Why the History MA is right for me
by Owen Arkley
Hi, my name is Owen. Choosing which subject to study for my Master's was difficult but I eventually settled on History for a number of reasons, chief among them the flexibility it gave.
When it was time to apply for my Master’s, I found it difficult to choose which subject to go with – a struggle I was all too familiar with. In 2016, deciding which of my A-Level subjects to continue at university out of Media Studies, History, and English Literature was an arduous task. I ended up taking a combined English Literature and History degree at Lancaster so I didn’t have to choose between them. As you can imagine, trying to whittle these two equally complex and interesting subjects down to one took a lot of thought!
I eventually settled on the Master's in History for a number of reasons. A natural concern for any history buff is finding an appealing degree when the curriculum can span thousands of years just as easily as it spans the entire globe. Everyone has their area of focus, and how can that be reconciled with the practical limitations of a university course? The solution offered by the History MA at Lancaster is the pathway system.

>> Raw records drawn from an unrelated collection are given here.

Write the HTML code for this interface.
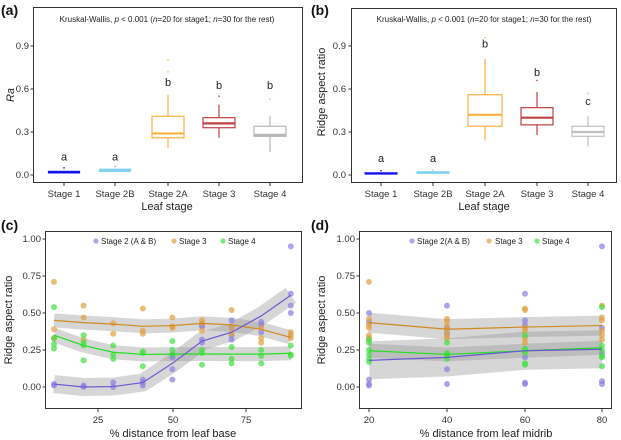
<!DOCTYPE html>
<html><head><meta charset="utf-8"><style>
html,body{margin:0;padding:0;background:#fff}
svg{display:block;font-family:"Liberation Sans",Arial,sans-serif}
</style></head><body>
<svg id="s" width="621" height="440" viewBox="0 0 621 440" xmlns="http://www.w3.org/2000/svg">
<rect width="621" height="440" fill="#fff"/>
<g font-weight="bold" font-size="14" fill="#111">
<text x="1" y="15">(a)</text><text x="311" y="15">(b)</text>
<text x="1" y="230">(c)</text><text x="311" y="230">(d)</text>
</g>
<!-- Panel a -->
<rect x="33.5" y="7.5" width="269" height="175" fill="none" stroke="#333" stroke-width="1"/>
<text x="167" y="22" font-size="8" text-anchor="middle" fill="#222">Kruskal-Wallis, <tspan font-style="italic">p</tspan> &lt; 0.001 (<tspan font-style="italic">n</tspan>=20 for stage1; <tspan font-style="italic">n</tspan>=30 for the rest)</text>
<g font-size="9.5" fill="#333" text-anchor="end">
<text x="29" y="49">0.9</text><text x="29" y="92">0.6</text><text x="29" y="135">0.3</text><text x="29" y="178">0.0</text>
<text x="346" y="49">0.9</text><text x="346" y="92">0.6</text><text x="346" y="135">0.3</text><text x="346" y="178">0.0</text>
</g>
<g stroke="#333" stroke-width="1">
<path d="M30.5 46H33.5M30.5 89H33.5M30.5 132H33.5M30.5 175H33.5"/>
<path d="M348.5 46H351.5M348.5 89H351.5M348.5 132H351.5M348.5 175H351.5"/>
<path d="M64 183V186M115 183V186M168 183V186M219 183V186M270 183V186"/>
<path d="M381 183V186M433 183V186M485 183V186M537 183V186M588 183V186"/>
<path d="M42.5 239H45.5M42.5 276H45.5M42.5 313H45.5M42.5 350H45.5M42.5 387H45.5"/>
<path d="M356.5 239H359.5M356.5 276H359.5M356.5 313H359.5M356.5 350H359.5M356.5 387H359.5"/>
<path d="M98 409V412M173 409V412M246 409V412"/>
<path d="M369 409V412M447 409V412M525 409V412M602 409V412"/>
</g>
<text x="14" y="95" font-size="11" font-style="italic" fill="#222" transform="rotate(-90 14 95)" text-anchor="middle">Ra</text>
<text x="325" y="92" font-size="11" fill="#222" transform="rotate(-90 325 92)" text-anchor="middle">Ridge aspect ratio</text>
<g font-size="9.5" fill="#333" text-anchor="middle">
<text x="64" y="197">Stage 1</text><text x="115" y="197">Stage 2B</text><text x="168" y="197">Stage 2A</text><text x="219" y="197">Stage 3</text><text x="270" y="197">Stage 4</text>
<text x="381" y="197">Stage 1</text><text x="433" y="197">Stage 2B</text><text x="485" y="197">Stage 2A</text><text x="537" y="197">Stage 3</text><text x="588" y="197">Stage 4</text>
</g>
<text x="167" y="210" font-size="11" fill="#222" text-anchor="middle">Leaf stage</text>
<text x="484" y="210" font-size="11" fill="#222" text-anchor="middle">Leaf stage</text>
<!-- Panel b -->
<rect x="351.5" y="8.5" width="265" height="174" fill="none" stroke="#333" stroke-width="1"/>
<text x="484" y="22" font-size="8" text-anchor="middle" fill="#222">Kruskal-Wallis, <tspan font-style="italic">p</tspan> &lt; 0.001 (<tspan font-style="italic">n</tspan>=20 for stage1; <tspan font-style="italic">n</tspan>=30 for the rest)</text>
<g id="boxes"></g>
<rect x="45.5" y="231.5" width="256" height="177" fill="none" stroke="#333" stroke-width="1"/>
<rect x="359.5" y="231.5" width="252" height="177" fill="none" stroke="#333" stroke-width="1"/>
<g font-size="9.5" fill="#333" text-anchor="end">
<text x="41" y="242">1.00</text><text x="41" y="279">0.75</text><text x="41" y="316">0.50</text><text x="41" y="353">0.25</text><text x="41" y="390">0.00</text>
<text x="355" y="242">1.00</text><text x="355" y="279">0.75</text><text x="355" y="316">0.50</text><text x="355" y="353">0.25</text><text x="355" y="390">0.00</text>
</g>
<g font-size="9.5" fill="#333" text-anchor="middle">
<text x="98" y="423">25</text><text x="173" y="423">50</text><text x="246" y="423">75</text>
<text x="369" y="423">20</text><text x="447" y="423">40</text><text x="525" y="423">60</text><text x="602" y="423">80</text>
</g>
<text x="173" y="437" font-size="11" fill="#222" text-anchor="middle">% distance from leaf base</text>
<text x="486" y="437" font-size="11" fill="#222" text-anchor="middle">% distance from leaf midrib</text>
<text x="12" y="320" font-size="11" fill="#222" transform="rotate(-90 12 320)" text-anchor="middle">Ridge aspect ratio</text>
<text x="325" y="320" font-size="11" fill="#222" transform="rotate(-90 325 320)" text-anchor="middle">Ridge aspect ratio</text>
<g id="cd"></g>
<g font-size="8" fill="#222">
<circle cx="96" cy="241" r="2.6" fill="#8a7fe0" opacity=".7"/><text x="101" y="244">Stage 2 (A &amp; B)</text>
<circle cx="174" cy="241" r="2.6" fill="#e0a040" opacity=".7"/><text x="179" y="244">Stage 3</text>
<circle cx="223" cy="241" r="2.6" fill="#40e040" opacity=".7"/><text x="228" y="244">Stage 4</text>
<circle cx="412" cy="241" r="2.6" fill="#8a7fe0" opacity=".7"/><text x="417" y="244">Stage 2(A &amp; B)</text>
<circle cx="489" cy="241" r="2.6" fill="#e0a040" opacity=".7"/><text x="495" y="244">Stage 3</text>
<circle cx="537" cy="241" r="2.6" fill="#40e040" opacity=".7"/><text x="542" y="244">Stage 4</text>
</g>
</svg>
<script>
var NS="http://www.w3.org/2000/svg";
function el(p,t,a){var e=document.createElementNS(NS,t);for(var k in a)e.setAttribute(k,a[k]);p.appendChild(e);return e;}
var B=document.getElementById("boxes");
function ya(v){return 175-v*143.3;}
function box(cx,w,c,fill,q1,md,q3,lo,hi,out){
 el(B,"line",{x1:cx,x2:cx,y1:ya(hi),y2:ya(q3),stroke:c,"stroke-width":1.2});
 el(B,"line",{x1:cx,x2:cx,y1:ya(q1),y2:ya(lo),stroke:c,"stroke-width":1.2});
 el(B,"rect",{x:cx-w/2,y:ya(q3),width:w,height:Math.max(ya(q1)-ya(q3),1),fill:fill,stroke:c,"stroke-width":1.2});
 el(B,"line",{x1:cx-w/2,x2:cx+w/2,y1:ya(md),y2:ya(md),stroke:c,"stroke-width":2.2});
 (out||[]).forEach(function(o){el(B,"circle",{cx:cx,cy:ya(o),r:0.8,fill:c});});
}
function let(x,v,t){var e=el(B,"text",{x:x,y:ya(v),"font-size":11,"text-anchor":"middle",fill:"#222"});e.textContent=t;}
box(64,31,"#1010f0","#1010f0",.015,.02,.025,.015,.025,[.05]);
box(115,31,"#80d0f0","#80d0f0",.025,.03,.04,.02,.045,[.06]);
box(168,32,"#ffb040","#fff",.26,.29,.41,.19,.56,[.72,.8]);
box(219,32,"#c04040","#fff",.33,.36,.40,.26,.49,[.55]);
box(270,32,"#b8b8b8","#fff",.27,.28,.34,.16,.41,[.53]);
let(64,.1,"a");let(115,.1,"a");let(168,.62,"b");let(219,.6,"b");let(270,.6,"b");
box(381,32,"#1010f0","#1010f0",.008,.01,.015,.008,.015,[.03]);
box(433,32,"#80d0f0","#80d0f0",.012,.018,.022,.01,.025,[.035]);
box(485,34,"#ffb040","#fff",.34,.42,.56,.24,.81,[.96]);
box(537,32,"#c04040","#fff",.35,.40,.47,.28,.58,[.66]);
box(588,32,"#c0c0c0","#fff",.27,.30,.34,.20,.41,[.57]);
let(381,.09,"a");let(433,.09,"a");let(485,.89,"b");let(537,.69,"b");let(588,.49,"c");
var G=document.getElementById("cd");
function yc(v){return 387-148*v;}
function xc(v){return 54+(v-10)*2.96;}
var xdm={20:369,40:447,60:525,80:602};
function xd(v){return xdm[v];}
var P="#8a7fe0",O="#e0a040",Gr="#40e040";
function ribbon(pts,fx,w){var s=pts.map(function(p){return fx(p[0])+","+yc(p[1]);}).join(" ");
 el(G,"polyline",{points:s,fill:"none",stroke:"#999","stroke-opacity":.4,"stroke-width":w,"stroke-linejoin":"round"});}
function line(pts,fx,c){var s=pts.map(function(p){return fx(p[0])+","+yc(p[1]);}).join(" ");
 el(G,"polyline",{points:s,fill:"none",stroke:c,"stroke-width":1.2});}
function pts(data,fx,c){for(var k in data)data[k].forEach(function(v){el(G,"circle",{cx:fx(+k),cy:yc(v),r:3,fill:c,"fill-opacity":.7});});}
var cO=[[10,.45],[20,.435],[30,.425],[40,.41],[50,.415],[60,.43],[70,.42],[80,.39],[90,.335]];
var cG=[[10,.35],[20,.28],[30,.235],[40,.22],[50,.222],[60,.223],[70,.222],[80,.222],[90,.228]];
var cP=[[10,.02],[20,0],[30,.003],[40,.03],[50,.16],[60,.31],[70,.37],[80,.48],[90,.62]];
ribbon(cO,xc,14);ribbon(cG,xc,14);ribbon(cP,xc,18);
pts({10:[.02,.01],20:[.01,0],30:[0,.03],40:[.01,.03,.05],50:[.05,.12,.2,.22],60:[.3,.32,.41,.42],70:[.35,.4,.45,.32],80:[.37,.42,.44],90:[.95,.63,.55,.5]},xc,P);
pts({10:[.71,.39,.33],20:[.55,.47,.32],30:[.43,.36],40:[.53,.38,.36],50:[.47,.4,.41],60:[.45,.43,.38],70:[.52,.4,.36],80:[.33,.3,.4],90:[.37,.35,.33]},xc,O);
pts({10:[.54,.33,.29,.26],20:[.35,.3,.28,.18],30:[.28,.22,.19],40:[.24,.23,.14],50:[.31,.25,.22],60:[.25,.23,.15],70:[.27,.19,.16],80:[.25,.21,.16],90:[.28,.22,.21]},xc,Gr);
line(cO,xc,"#d08a20");line(cG,xc,"#20e020");line(cP,xc,"#6a5ad0");
var dO=[[20,.435],[40,.39],[60,.405],[80,.415]],dG=[[20,.245],[40,.22],[60,.245],[80,.265]],dP=[[20,.18],[40,.2],[60,.245],[80,.255]];
ribbon(dO,xd,20);ribbon(dG,xd,14);ribbon(dP,xd,38);
pts({20:[.5,.44,.05,.02,.01],40:[.55,.4,.36,.12,.02],60:[.63,.45,.42,.2,.03,.02],80:[.95,.4,.23,.04,.02]},xd,P);
pts({20:[.71,.46,.42,.4,.35,.33],40:[.46,.44,.41,.38,.35,.33],60:[.53,.52,.4,.38,.33,.3],80:[.55,.47,.45,.38,.35,.32]},xd,O);
pts({20:[.32,.3,.25,.22,.19,.17],40:[.3,.23,.22,.21,.19],60:[.35,.26,.25,.23,.16,.15],80:[.54,.28,.25,.21,.2,.14]},xd,Gr);
line(dO,xd,"#d08a20");line(dG,xd,"#20e020");line(dP,xd,"#6a5ad0");
</script>
</body></html>
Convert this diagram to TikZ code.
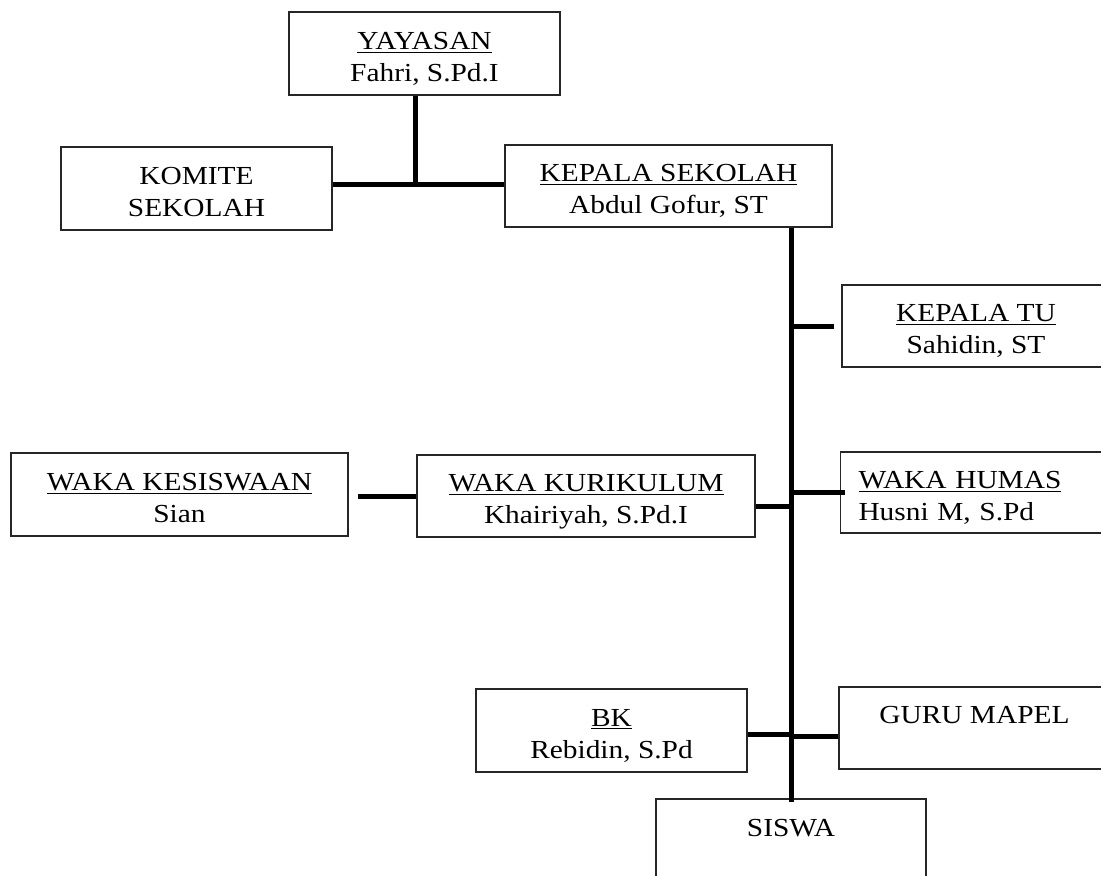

Through these pathways, students can specialise in topics such as medieval history, early modern history, modern history, and heritage. There is also a parallel course for International and Military History, and one for Digital Humanities, about the growing intersection between historicism and technology. Alternatively, if (like me) you refuse to be put into a box, you can pick any mixture of modules you like – this is the ‘bespoke’ pathway.
I ultimately went for the bespoke option because of the flexibility. As a historian, I consider myself drawn to inequality, particularly of gender, race, and class. Unfortunately, this has made it hard to find a time period I can call my own – injustice has sadly been part of every era. It has also made me more interested in the actual study of history and its myriad sources, rather than particular events. You might think this was a pickle for a student studying the past, but even for someone as awkward about it as me, I was spoilt for choice.
Alongside more traditional themes such as the Cold War, I also chose a few more theoretical modules, such as Beyond the Text which examines the historical significance of different source types, and Critical Heritage Studies which looks into the public presentation of history via museums and statues. On that note, an aspect of the MA which has to be mentioned is the freedom you have to compile your own essay topics – for Critical Heritage Studies, I looked at how museums have used technology and social media to keep afloat during the pandemic. I might just be the first student in the department to use TikTok as an academic source!
The highlight, however, has been my placement module, where another student and I have worked with the department’s Elizabeth Roberts Oral History Archive. I was hesitant about taking the module at first: what if I didn’t end up on a placement that I liked? What if the options were extremely limited due to the pandemic? I’m glad that I stuck with it, because it’s been extremely interesting, and it’s really helped me to realise the paths that this degree opens up.
For the placement, we’ve investigated and digitally catalogued an array of items relevant to working class history in the North West, which has given me an even greater appreciation for the lives these people have led, and the conditions in which they lived them. One standout was a moneybox given to families by Lancaster’s electricity company during a recession – the existence of this item alone illustrates that simply keeping the lights on was no easy feat for many people.
All in all, if I had to sum up the History MA in a word, it would be ‘opportunity’. It’s been a great experience so far exploring a variety of different topics. The placement module has also just been absolutely fascinating, to the point that I’m looking to do my dissertation on the archive! As I said, it did take some time to decide whether I wanted to go ahead with a History master’s or not; English Literature will always have a special place in my heart, but I’m confident that I made the right choice.
Owen is studying MA History at Lancaster University.